Exercise brief
Copy out each line that has "this" in it.
— Start Extracted information —
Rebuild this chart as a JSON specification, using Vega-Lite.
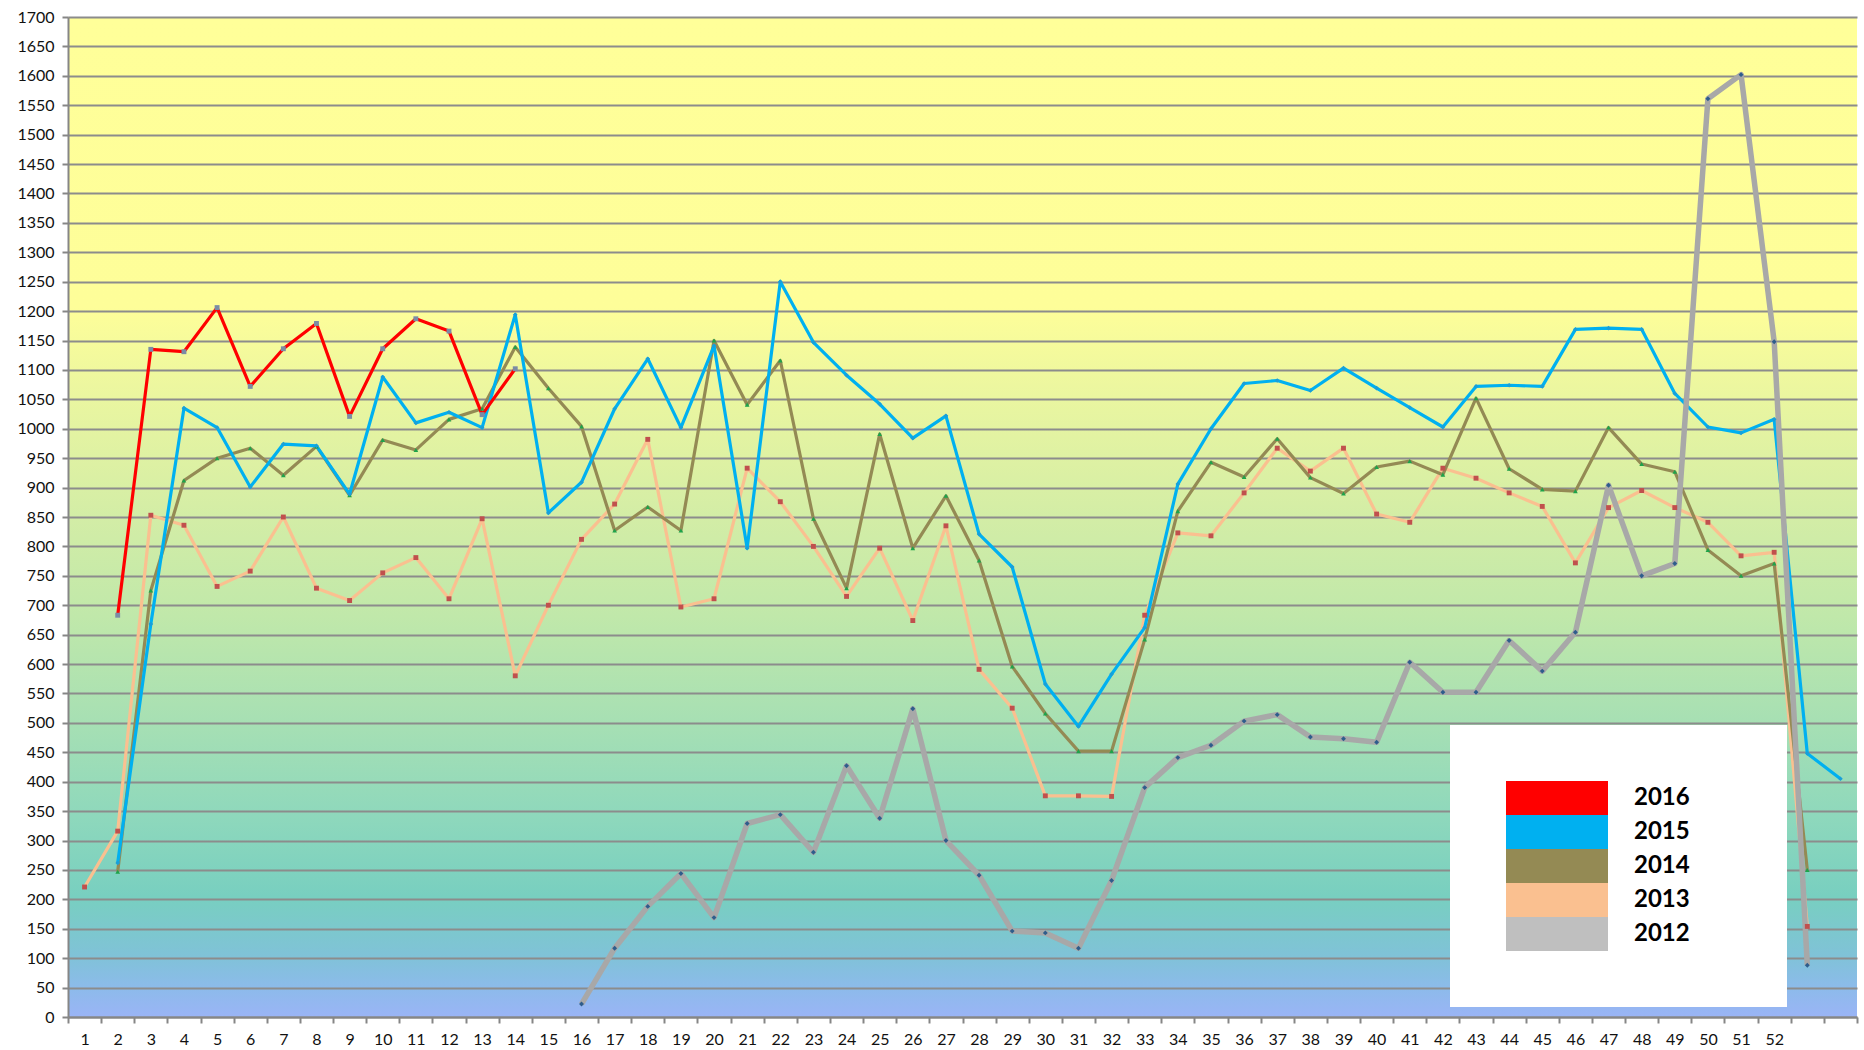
{
  "$schema": "https://vega.github.io/schema/vega-lite/v6.json",
  "width": 1789,
  "height": 1000,
  "autosize": {"type": "none"},
  "padding": {"left": 68, "top": 17, "right": 7, "bottom": 33},
  "background": "white",
  "view": {
    "stroke": null,
    "fill": {
      "gradient": "linear", "x1": 0, "y1": 0, "x2": 0, "y2": 1,
      "stops": [
        {"offset": 0, "color": "#FFFF99"},
        {"offset": 0.29, "color": "#FEFE99"},
        {"offset": 0.38, "color": "#EAF6A0"},
        {"offset": 0.5, "color": "#D3EDA6"},
        {"offset": 0.6, "color": "#C0E8AA"},
        {"offset": 0.7, "color": "#A8E0B3"},
        {"offset": 0.8, "color": "#8ED8BC"},
        {"offset": 0.88, "color": "#78CFC0"},
        {"offset": 0.94, "color": "#80C2D8"},
        {"offset": 0.97, "color": "#8CBBEA"},
        {"offset": 1, "color": "#9AB4F6"}
      ]
    }
  },
  "config": {"font": "Lato"},
  "data": {"values": [
    {"w":1,"y":"2013","v":221},{"w":2,"y":"2013","v":316},{"w":3,"y":"2013","v":853},{"w":4,"y":"2013","v":836},{"w":5,"y":"2013","v":732},{"w":6,"y":"2013","v":758},{"w":7,"y":"2013","v":850},{"w":8,"y":"2013","v":729},{"w":9,"y":"2013","v":708},{"w":10,"y":"2013","v":755},{"w":11,"y":"2013","v":781},{"w":12,"y":"2013","v":711},{"w":13,"y":"2013","v":847},{"w":14,"y":"2013","v":580},{"w":15,"y":"2013","v":700},{"w":16,"y":"2013","v":812},{"w":17,"y":"2013","v":872},{"w":18,"y":"2013","v":982},{"w":19,"y":"2013","v":697},{"w":20,"y":"2013","v":711},{"w":21,"y":"2013","v":933},{"w":22,"y":"2013","v":876},{"w":23,"y":"2013","v":800},{"w":24,"y":"2013","v":715},{"w":25,"y":"2013","v":797},{"w":26,"y":"2013","v":674},{"w":27,"y":"2013","v":835},{"w":28,"y":"2013","v":591},{"w":29,"y":"2013","v":525},{"w":30,"y":"2013","v":376},{"w":31,"y":"2013","v":376},{"w":32,"y":"2013","v":375},{"w":33,"y":"2013","v":683},{"w":34,"y":"2013","v":823},{"w":35,"y":"2013","v":818},{"w":36,"y":"2013","v":891},{"w":37,"y":"2013","v":967},{"w":38,"y":"2013","v":928},{"w":39,"y":"2013","v":967},{"w":40,"y":"2013","v":855},{"w":41,"y":"2013","v":841},{"w":42,"y":"2013","v":933},{"w":43,"y":"2013","v":916},{"w":44,"y":"2013","v":891},{"w":45,"y":"2013","v":868},{"w":46,"y":"2013","v":772},{"w":47,"y":"2013","v":866},{"w":48,"y":"2013","v":895},{"w":49,"y":"2013","v":866},{"w":50,"y":"2013","v":841},{"w":51,"y":"2013","v":784},{"w":52,"y":"2013","v":790},{"w":53,"y":"2013","v":154},
    {"w":2,"y":"2014","v":247},{"w":3,"y":"2014","v":725},{"w":4,"y":"2014","v":912},{"w":5,"y":"2014","v":950},{"w":6,"y":"2014","v":967},{"w":7,"y":"2014","v":921},{"w":8,"y":"2014","v":970},{"w":9,"y":"2014","v":887},{"w":10,"y":"2014","v":981},{"w":11,"y":"2014","v":964},{"w":12,"y":"2014","v":1016},{"w":13,"y":"2014","v":1034},{"w":14,"y":"2014","v":1139},{"w":15,"y":"2014","v":1069},{"w":16,"y":"2014","v":1004},{"w":17,"y":"2014","v":827},{"w":18,"y":"2014","v":867},{"w":19,"y":"2014","v":827},{"w":20,"y":"2014","v":1150},{"w":21,"y":"2014","v":1041},{"w":22,"y":"2014","v":1116},{"w":23,"y":"2014","v":847},{"w":24,"y":"2014","v":729},{"w":25,"y":"2014","v":991},{"w":26,"y":"2014","v":797},{"w":27,"y":"2014","v":886},{"w":28,"y":"2014","v":776},{"w":29,"y":"2014","v":596},{"w":30,"y":"2014","v":516},{"w":31,"y":"2014","v":452},{"w":32,"y":"2014","v":452},{"w":33,"y":"2014","v":642},{"w":34,"y":"2014","v":860},{"w":35,"y":"2014","v":943},{"w":36,"y":"2014","v":918},{"w":37,"y":"2014","v":983},{"w":38,"y":"2014","v":917},{"w":39,"y":"2014","v":890},{"w":40,"y":"2014","v":935},{"w":41,"y":"2014","v":945},{"w":42,"y":"2014","v":922},{"w":43,"y":"2014","v":1052},{"w":44,"y":"2014","v":932},{"w":45,"y":"2014","v":897},{"w":46,"y":"2014","v":894},{"w":47,"y":"2014","v":1002},{"w":48,"y":"2014","v":940},{"w":49,"y":"2014","v":927},{"w":50,"y":"2014","v":794},{"w":51,"y":"2014","v":750},{"w":52,"y":"2014","v":771},{"w":53,"y":"2014","v":250},
    {"w":2,"y":"2015","v":262},{"w":3,"y":"2015","v":668},{"w":4,"y":"2015","v":1035},{"w":5,"y":"2015","v":1002},{"w":6,"y":"2015","v":901},{"w":7,"y":"2015","v":974},{"w":8,"y":"2015","v":971},{"w":9,"y":"2015","v":889},{"w":10,"y":"2015","v":1088},{"w":11,"y":"2015","v":1010},{"w":12,"y":"2015","v":1028},{"w":13,"y":"2015","v":1002},{"w":14,"y":"2015","v":1194},{"w":15,"y":"2015","v":857},{"w":16,"y":"2015","v":909},{"w":17,"y":"2015","v":1034},{"w":18,"y":"2015","v":1119},{"w":19,"y":"2015","v":1002},{"w":20,"y":"2015","v":1141},{"w":21,"y":"2015","v":797},{"w":22,"y":"2015","v":1250},{"w":23,"y":"2015","v":1147},{"w":24,"y":"2015","v":1091},{"w":25,"y":"2015","v":1042},{"w":26,"y":"2015","v":984},{"w":27,"y":"2015","v":1022},{"w":28,"y":"2015","v":821},{"w":29,"y":"2015","v":765},{"w":30,"y":"2015","v":566},{"w":31,"y":"2015","v":494},{"w":32,"y":"2015","v":583},{"w":33,"y":"2015","v":662},{"w":34,"y":"2015","v":906},{"w":35,"y":"2015","v":1000},{"w":36,"y":"2015","v":1077},{"w":37,"y":"2015","v":1082},{"w":38,"y":"2015","v":1065},{"w":39,"y":"2015","v":1103},{"w":40,"y":"2015","v":1069},{"w":41,"y":"2015","v":1036},{"w":42,"y":"2015","v":1003},{"w":43,"y":"2015","v":1072},{"w":44,"y":"2015","v":1074},{"w":45,"y":"2015","v":1072},{"w":46,"y":"2015","v":1169},{"w":47,"y":"2015","v":1171},{"w":48,"y":"2015","v":1169},{"w":49,"y":"2015","v":1060},{"w":50,"y":"2015","v":1003},{"w":51,"y":"2015","v":993},{"w":52,"y":"2015","v":1016},{"w":53,"y":"2015","v":448},{"w":54,"y":"2015","v":405},
    {"w":2,"y":"2016","v":683},{"w":3,"y":"2016","v":1135},{"w":4,"y":"2016","v":1131},{"w":5,"y":"2016","v":1206},{"w":6,"y":"2016","v":1072},{"w":7,"y":"2016","v":1136},{"w":8,"y":"2016","v":1179},{"w":9,"y":"2016","v":1021},{"w":10,"y":"2016","v":1136},{"w":11,"y":"2016","v":1187},{"w":12,"y":"2016","v":1166},{"w":13,"y":"2016","v":1024},{"w":14,"y":"2016","v":1102},
    {"w":16,"y":"2012","v":22},{"w":17,"y":"2012","v":117},{"w":18,"y":"2012","v":188},{"w":19,"y":"2012","v":244},{"w":20,"y":"2012","v":169},{"w":21,"y":"2012","v":329},{"w":22,"y":"2012","v":344},{"w":23,"y":"2012","v":280},{"w":24,"y":"2012","v":427},{"w":25,"y":"2012","v":338},{"w":26,"y":"2012","v":524},{"w":27,"y":"2012","v":300},{"w":28,"y":"2012","v":241},{"w":29,"y":"2012","v":146},{"w":30,"y":"2012","v":143},{"w":31,"y":"2012","v":117},{"w":32,"y":"2012","v":232},{"w":33,"y":"2012","v":390},{"w":34,"y":"2012","v":441},{"w":35,"y":"2012","v":462},{"w":36,"y":"2012","v":503},{"w":37,"y":"2012","v":514},{"w":38,"y":"2012","v":476},{"w":39,"y":"2012","v":473},{"w":40,"y":"2012","v":467},{"w":41,"y":"2012","v":603},{"w":42,"y":"2012","v":552},{"w":43,"y":"2012","v":552},{"w":44,"y":"2012","v":640},{"w":45,"y":"2012","v":588},{"w":46,"y":"2012","v":654},{"w":47,"y":"2012","v":904},{"w":48,"y":"2012","v":750},{"w":49,"y":"2012","v":771},{"w":50,"y":"2012","v":1561},{"w":51,"y":"2012","v":1602},{"w":52,"y":"2012","v":1148},{"w":53,"y":"2012","v":88}
  ]},
  "encoding": {
    "x": {
      "field": "w", "type": "ordinal", "bandPosition": 0.5,
      "scale": {"type": "band", "domain": [1,2,3,4,5,6,7,8,9,10,11,12,13,14,15,16,17,18,19,20,21,22,23,24,25,26,27,28,29,30,31,32,33,34,35,36,37,38,39,40,41,42,43,44,45,46,47,48,49,50,51,52,53,54], "paddingInner": 0, "paddingOuter": 0},
      "axis": {
        "title": null, "grid": false, "labelAngle": 0, "tickBand": "extent",
        "labelExpr": "datum.value > 52 ? '' : datum.label",
        "labelFontSize": 16, "labelColor": "#111111", "labelPadding": 8,
        "domainColor": "#868686", "domainWidth": 2, "tickColor": "#868686", "tickWidth": 2, "tickSize": 6
      }
    },
    "y": {
      "field": "v", "type": "quantitative",
      "scale": {"domain": [0, 1700], "nice": false},
      "axis": {
        "title": null, "format": "d",
        "values": [0,50,100,150,200,250,300,350,400,450,500,550,600,650,700,750,800,850,900,950,1000,1050,1100,1150,1200,1250,1300,1350,1400,1450,1500,1550,1600,1650,1700],
        "grid": true, "gridColor": "#8C8C8C", "gridWidth": 2, "gridOpacity": 1,
        "labelFontSize": 16, "labelColor": "#111111", "labelPadding": 8,
        "domainColor": "#868686", "domainWidth": 2, "tickColor": "#868686", "tickWidth": 2, "tickSize": 6
      }
    }
  },
  "layer": [
    {
      "mark": {"type": "line", "strokeJoin": "round"},
      "encoding": {
        "color": {
          "field": "y", "type": "nominal",
          "scale": {"domain": ["2016","2015","2014","2013","2012"], "range": ["#FF0000","#00B0F0","#948A54","#FAC090","#A8A8A8"]},
          "legend": {
            "title": null, "orient": "none", "legendX": 1382, "legendY": 708,
            "fillColor": "white", "padding": 56, "rowPadding": 0,
            "symbolType": "M-3,-1H3V1H-3Z M10.2,0L10.2,0", "symbolSize": 1156, "symbolStrokeWidth": 0, "symbolOffset": 34,
            "labelFontSize": 24, "labelFontWeight": "bold", "labelColor": "black", "labelOffset": 60,
            "encode": {"symbols": {"update": {
              "fill": {"signal": "datum.value === '2012' ? '#BFBFBF' : scale('color', datum.value)"},
              "fillOpacity": {"value": 1},
              "stroke": {"value": "transparent"},
              "strokeWidth": {"value": 0}
            }}}
          }
        },
        "strokeWidth": {"condition": {"test": "datum.y === '2012'", "value": 5.5}, "value": 3.2}
      }
    },
    {
      "transform": [{"filter": {"field": "y", "equal": "2013"}}],
      "mark": {"type": "point", "shape": "square", "filled": true, "size": 24, "opacity": 1, "strokeWidth": 0, "fill": "#C0504D"}
    },
    {
      "transform": [{"filter": {"field": "y", "equal": "2014"}}],
      "mark": {"type": "point", "shape": "triangle-up", "filled": true, "size": 22, "opacity": 1, "strokeWidth": 0, "fill": "#1EA34A"}
    },
    {
      "transform": [{"filter": {"field": "y", "equal": "2015"}}],
      "mark": {"type": "point", "shape": "diamond", "filled": true, "size": 22, "opacity": 1, "strokeWidth": 0, "fill": "#1A9FD8"}
    },
    {
      "transform": [{"filter": {"field": "y", "equal": "2016"}}],
      "mark": {"type": "point", "shape": "square", "filled": true, "size": 24, "opacity": 1, "strokeWidth": 0, "fill": "#7B8CA5"}
    },
    {
      "transform": [{"filter": {"field": "y", "equal": "2012"}}],
      "mark": {"type": "point", "shape": "diamond", "filled": true, "size": 24, "opacity": 1, "strokeWidth": 0, "fill": "#2E5D8C"}
    }
  ]
}
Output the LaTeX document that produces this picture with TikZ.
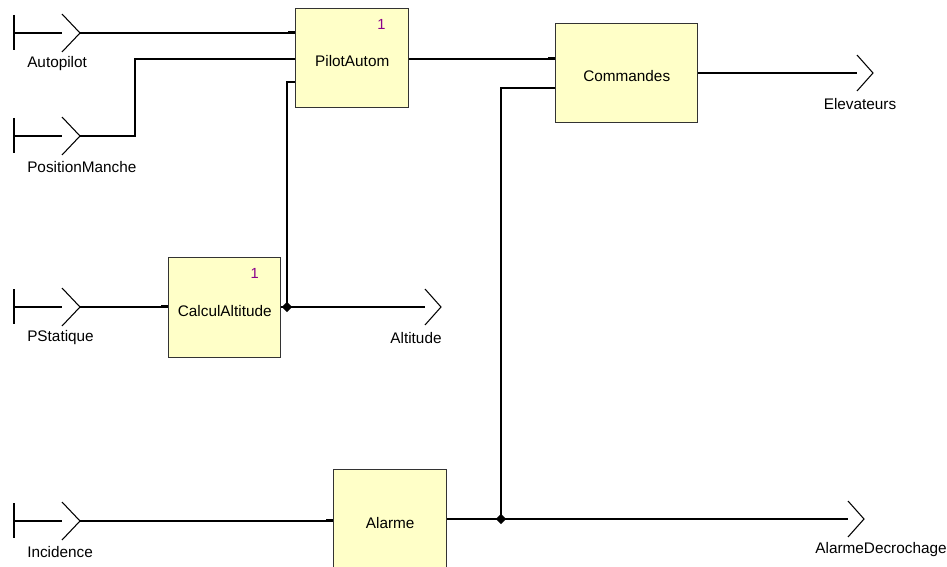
\documentclass[tikz,border=0pt]{standalone}
\usepackage{fontspec}
\setmainfont{Liberation Sans}
\usetikzlibrary{shapes.geometric}
\definecolor{blockfill}{HTML}{FFFFC8}
\definecolor{instnum}{HTML}{8B008B}
\begin{document}
\begin{tikzpicture}[x=0.75pt,y=-0.75pt,
    block/.style={draw=black!80,fill=blockfill,line width=1.1pt,anchor=north west,
      inner sep=0pt,text height=12.5pt,text depth=0pt,font=\fontsize{11.5}{13}\selectfont},
    wire/.style={line width=1.1pt},
    stub/.style={line width=2.2pt},
    port/.style={line width=0.8pt},
    portlabel/.style={font=\fontsize{11.5}{13}\selectfont,inner sep=0pt},
    num/.style={text=instnum,font=\fontsize{11}{13}\selectfont,inner sep=0pt},
    junction/.style={diamond,fill,inner sep=0pt,minimum size=8pt}]
    \clip (0,0) rectangle (947,567);

    % blocks
    \node[block,minimum width=84.75pt,minimum height=74.25pt] (pilot) at (295,8) {PilotAutom};
    \node[block,minimum width=106.5pt,minimum height=74.25pt] (cmd) at (555,23) {Commandes};
    \node[block,minimum width=84pt,minimum height=75pt] (calc) at (168,257) {CalculAltitude};
    \node[block,minimum width=84.75pt,minimum height=75pt] (alarm) at (333,469) {Alarme};
    \node[num] (pilotNum) at ([xshift=-21pt,yshift=-12.5pt]pilot.north east) {1};
    \node[num] (calcNum) at ([xshift=-20pt,yshift=-12pt]calc.north east) {1};

    % input ports
    \foreach \name/\y in {Autopilot/33,PositionManche/136,PStatique/307,Incidence/521}{
        \coordinate (in-\name) at (80,\y);
        \draw[port] (14,\y-18) -- (14,\y+17);
        \draw[port] (14,\y) -- (62,\y);
        \draw[port] (62,\y-19) -- (in-\name) -- (62,\y+19);
        \node[portlabel,anchor=west] (lbl-\name) at (27,\y+31) {\name};
    }

    % output ports
    \foreach \name/\x/\y/\lx in {Elevateurs/857/73/860,Altitude/425/307/416,AlarmeDecrochage/848/519/881}{
        \coordinate (out-\name) at (\x,\y);
        \draw[port] (\x,\y-18) -- (\x+16,\y) -- (\x,\y+18);
        \node[portlabel] (lbl-\name) at (\lx,\y+31) {\name};
    }

    % wire end points
    \coordinate (pilotIn2) at (pilot.west |- 0,59);
    \coordinate (pilotIn3) at (pilot.west |- 0,82);
    \coordinate (cmdIn2) at (cmd.west |- 0,88);
    \coordinate (jAlt) at (287,307);
    \coordinate (jAlarm) at (501,519);

    % wires
    \draw[wire] (in-Autopilot) -- (in-Autopilot -| pilot.west);
    \draw[wire] (in-PositionManche) -- (135,136) |- (pilotIn2);
    \draw[wire] (jAlt) |- (pilotIn3);
    \draw[wire] (pilot.east |- pilotIn2) -- (pilotIn2 -| cmd.west);
    \draw[wire] (jAlarm) |- (cmdIn2);
    \draw[wire] (cmd.east |- out-Elevateurs) -- (out-Elevateurs);
    \draw[wire] (in-PStatique) -- (in-PStatique -| calc.west);
    \draw[wire] (calc.east |- out-Altitude) -- (out-Altitude);
    \draw[wire] (in-Incidence) -- (in-Incidence -| alarm.west);
    \draw[wire] (alarm.east |- out-AlarmeDecrochage) -- (out-AlarmeDecrochage);

    % first-input stubs
    \draw[stub] ([yshift=0.75pt]in-Autopilot -| pilot.west) -- ++(-7,0);
    \draw[stub] ([yshift=0.75pt]pilotIn2 -| cmd.west) -- ++(-7,0);
    \draw[stub] ([yshift=0.75pt]in-PStatique -| calc.west) -- ++(-7,0);
    \draw[stub] ([yshift=0.75pt]in-Incidence -| alarm.west) -- ++(-7,0);

    % junctions
    \node[junction] (dotAlt) at (jAlt) {};
    \node[junction] (dotAlarm) at (jAlarm) {};
\end{tikzpicture}
\end{document}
— End Extracted information —
Exercise output
Rebuild this chart as a JSON specification, using Vega-Lite.
Output the LaTeX document that produces this picture with TikZ.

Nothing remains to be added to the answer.